The country was at war in Iraq, and the family's faith heritage taught that taking up the sword or doing other violence is wrong.
Still, the intelligent 17-year-old — home-schooled, precocious and brimming with initiative — had his mid made up. convincing his family to accept his decision was another matter.
But his father, David — raised in the nonresistant Old Order and Beachy Amish churches — finally had decided that instead of hearing out another of his son's proposals and counter-proposals for enlisting, he would take his leading from the Bible.
The previous Father's Day, David Wagler said, he had been impressed by a Sunday school lesson on the story of the Prodigal Son — "how the father held his son with an open hand," Wagler said Feb. 22. "He gave his son his inheritance, even though he did not agree with his son."
Despite his own objections to military service, Wagler signed the age waiver required for his son's enlistment, and Peter began basic training at Fort Knox, Ky.
"Peter was not rebellious," Wagler said. "But we felt God was asking us to hold Peter with an open hand."

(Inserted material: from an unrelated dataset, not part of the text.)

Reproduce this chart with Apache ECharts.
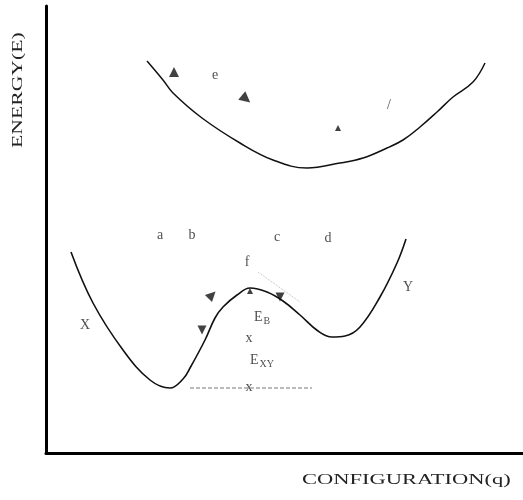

Assigned to Company D, 1st Battalion, 12th Infantry Regiment of the 4th Brigade Combat Team, Peter served on the crew of an M1A2 Abrams tank. In December, his unit deployed to Kuwait from For Hood, Texas.
During a phone conversation on New Year's Eve, his parents learned their son was calling from somewhere inside Iraq. Peter phone often, friends said, including a call to his mother on Jan. 20.
But when Cpl. Wagler was killed in Baghdad on Jan. 23 — the victim, along with another soldier, of a roadside bomb that tore into his tank's most vulnerable area — his parents' worst fears were realized. His death also struck at the heart of the plain community the family came from.
Remembered by his friends as someone who loved the outdoors and was an expert mechanic, Peter Wagler was buried in Partridge Community Cemetery on Feb. 10, on what would have been his 19th birthday.
In attendance at the funeral at First Church of the Nazarene in Hutchinson were a number of people from local Beachy Amish congregations, who also provided a meal for funeral guests afterward.
"Our church very intentionally said we want tor each out to the family and show that we care," said David L. Miller, a minister and elder at Center Amish Mennonite Church, a Beachy congregation at Partridge.
Though some Beachy church members felt it was not appropriate to attend the services because of the military presence there, Miller said most had no reservations about attending, including him.